Una gran crisis de representación se está desarrollando, cuya causa principal es la complejidad de los conflictos de legitimidad: no descansa ya sobre fundamentos jerárquicos, como en la época en la que la legitimidad primaba naturalmente sobre lo demás. Frente a esta crisis, los políticos dependen obsesivamente de las encuestas, igual los patricios romanos consultaban los oráculos. Los institutos demoscópicos de investigación, que a menudo se equivocan, sirven igualmente para llevar a cabo estudios de mercado. La evaluación de las intenciones de voto de ciertos “paneles representativos” con determinado poder adquisitivo, sólo obtienen respuestas a las preguntas formuladas, lo que les permite hacer caso omiso de las inquietudes planteadas por los votantes. La democracia política se transforma en una democracia de opinión, y la acción política en la “gestión pura de las limitaciones económicas y las demandas sociales” (Alain Finkielkraut). Obviamente, la opinión pública no tiene nada que ver con la voluntad general.

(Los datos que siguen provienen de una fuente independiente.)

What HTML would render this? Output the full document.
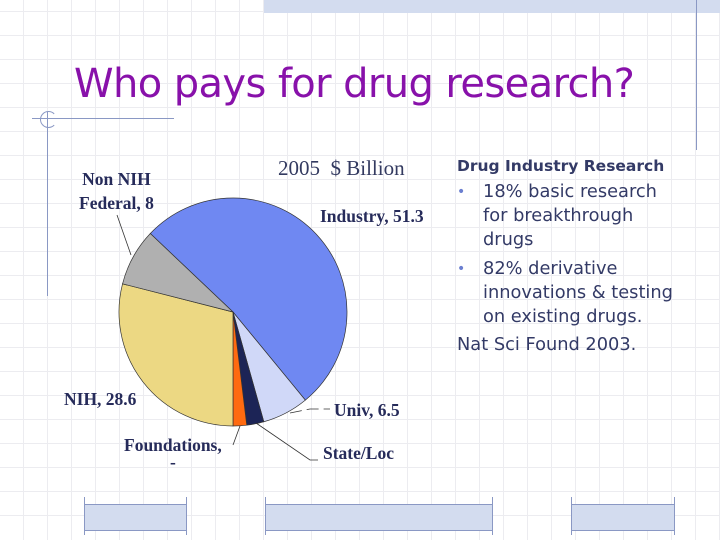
<!DOCTYPE html>
<html><head><meta charset="utf-8">
<style>
body{margin:0;width:720px;height:540px;overflow:hidden;background:#fff;font-family:"DejaVu Sans","Liberation Sans",sans-serif;}
#wrap{position:relative;width:720px;height:540px;
background-image:repeating-linear-gradient(90deg,transparent 0 23px,#ececf0 23px 24px),repeating-linear-gradient(0deg,transparent 0 23px,#ececf0 23px 24px);background-position:0 0,0 -1px;}
.abs{position:absolute;}
.t{font-family:"Liberation Serif",serif;font-weight:bold;font-size:17.5px;color:#262b5a;position:absolute;white-space:nowrap;}
</style></head><body>
<div id="wrap">
<div class="abs" style="left:264px;top:0;width:456px;height:13px;background:#d3dcef"></div>
<div class="abs" style="left:696px;top:0;width:1px;height:150px;background:#8a98c4"></div>
<div class="abs" style="left:74px;top:61px;font-size:40px;color:#8811aa;letter-spacing:-0.6px;white-space:nowrap">Who pays for drug research?</div>
<div class="abs" style="left:32px;top:118px;width:142px;height:1px;background:#8a98c4"></div>
<div class="abs" style="left:47px;top:112px;width:1px;height:184px;background:#8a98c4"></div>
<div class="abs" style="left:40px;top:111px;width:15px;height:15px;border:1px solid #8a98c4;border-radius:50%;border-right-color:transparent"></div>

<svg class="abs" style="left:0;top:0" width="720" height="540">
<g id="pie"></g>
<g stroke="#333" stroke-width="0.8" fill="none">
<polyline points="117,215 131,255"/>
<polyline points="290,413 310,409 330,409" stroke-dasharray="12,5"/>
<polyline points="256,423 310,460 318,460"/>
<polyline points="240,426 233,445"/>
</g>
</svg>
<div class="abs" style="left:278px;top:156px;font-family:'Liberation Serif',serif;font-size:21px;color:#333a60;white-space:nowrap">2005&nbsp; $ Billion</div>
<div class="t" style="left:79px;top:167px;text-align:center;line-height:24px">Non NIH<br>Federal, 8</div>
<div class="t" style="left:320px;top:206px">Industry, 51.3</div>
<div class="t" style="left:64px;top:389px">NIH, 28.6</div>
<div class="t" style="left:334px;top:400px">Univ, 6.5</div>
<div class="t" style="left:124px;top:435px">Foundations,</div>
<div class="t" style="left:170px;top:452px">-</div>
<div class="t" style="left:323px;top:443px">State/Loc</div>

<div class="abs" style="left:457px;top:155px;color:#333a66;font-size:17.8px;line-height:24px">
<div style="font-weight:bold;font-size:15.5px;line-height:22px">Drug Industry Research</div>
<div style="position:relative;padding-left:26px;margin-top:3px"><span style="position:absolute;left:0;color:#6b7fd0;font-size:14px">•</span>18% basic research<br>for breakthrough<br>drugs</div>
<div style="position:relative;padding-left:26px;margin-top:5px"><span style="position:absolute;left:0;color:#6b7fd0;font-size:14px">•</span>82% derivative<br>innovations &amp; testing<br>on existing drugs.</div>
<div style="margin-top:4px">Nat Sci Found 2003.</div>
</div>

<div class="abs" style="left:84px;top:504px;width:102px;height:25px;background:#d3dcef;border-top:1px solid #8a98c4;border-bottom:1px solid #8a98c4"></div>
<div class="abs" style="left:265px;top:504px;width:228px;height:25px;background:#d3dcef;border-top:1px solid #8a98c4;border-bottom:1px solid #8a98c4"></div>
<div class="abs" style="left:572px;top:504px;width:103px;height:25px;background:#d3dcef;border-top:1px solid #8a98c4;border-bottom:1px solid #8a98c4"></div>
<div class="abs" style="left:84px;top:497px;width:1px;height:38px;background:#8a98c4"></div>
<div class="abs" style="left:186px;top:497px;width:1px;height:38px;background:#8a98c4"></div>
<div class="abs" style="left:265px;top:497px;width:1px;height:38px;background:#8a98c4"></div>
<div class="abs" style="left:492px;top:497px;width:1px;height:38px;background:#8a98c4"></div>
<div class="abs" style="left:571px;top:497px;width:1px;height:38px;background:#8a98c4"></div>
<div class="abs" style="left:674px;top:497px;width:1px;height:38px;background:#8a98c4"></div>
</div>
<script>
const categories=["Industry","Univ","State/Loc","Foundations","NIH","Non NIH Federal"];
const values=[51.3,6.5,2.4,1.9,28.6,8];
const colors=["#6f88f2","#d0d8f8","#1c2456","#ff6a10","#ecd883","#b0b0b0"];
const cx=233,cy=312,r=114;
const total=values.reduce((a,b)=>a+b,0);
let start=Math.PI-(values.slice(0,4).reduce((a,b)=>a+b,0)/total)*2*Math.PI;
function pt(a){return [cx+r*Math.sin(a),cy-r*Math.cos(a)];}
const g=document.getElementById('pie');
values.forEach((v,i)=>{
  const a0=start,a1=start+v/total*2*Math.PI;start=a1;
  const p0=pt(a0),p1=pt(a1);
  const large=(a1-a0)>Math.PI?1:0;
  const p=document.createElementNS('http://www.w3.org/2000/svg','path');
  p.setAttribute('d',`M${cx},${cy}L${p0[0]},${p0[1]}A${r},${r} 0 ${large} 1 ${p1[0]},${p1[1]}Z`);
  p.setAttribute('fill',colors[i]);
  p.setAttribute('stroke','#333');
  p.setAttribute('stroke-width','0.7');
  
  
  g.appendChild(p);
});
</script>
</body></html>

Mientras los políticos se esfuerzan por recuperar la confianza de los votantes, se abre una brecha entre los ciudadanos y una clase política que parece no tener otra ambición que no sea la de perpetuarse. Esta brecha se ensancha aún más entre los desafíos de la época y las respuestas institucionales, entre la moral y el derecho, los avances de la tecnociencia y la legislación relacionada con la misma. En otras palabras, hoy la Nueva Clase no recibe más de un tercio de los votos del electorado. Como escribe Werner Olles: «Más allá de los grandes objetivos proclamados, se hace evidente que los políticos constituyen una clase homogénea, que busca, ante todo, su propio interés. Entonces, los políticos no sólo son desacreditados por su hipocresía, sino también por las ideas que transmiten, que parecen vulgares coartadas. Los conceptos de soberanía y representación popular pierden su brillo y, de repente, parecen ideas vacías destinadas a ocultar la toma del poder por una nueva y oligárquica clase especializada».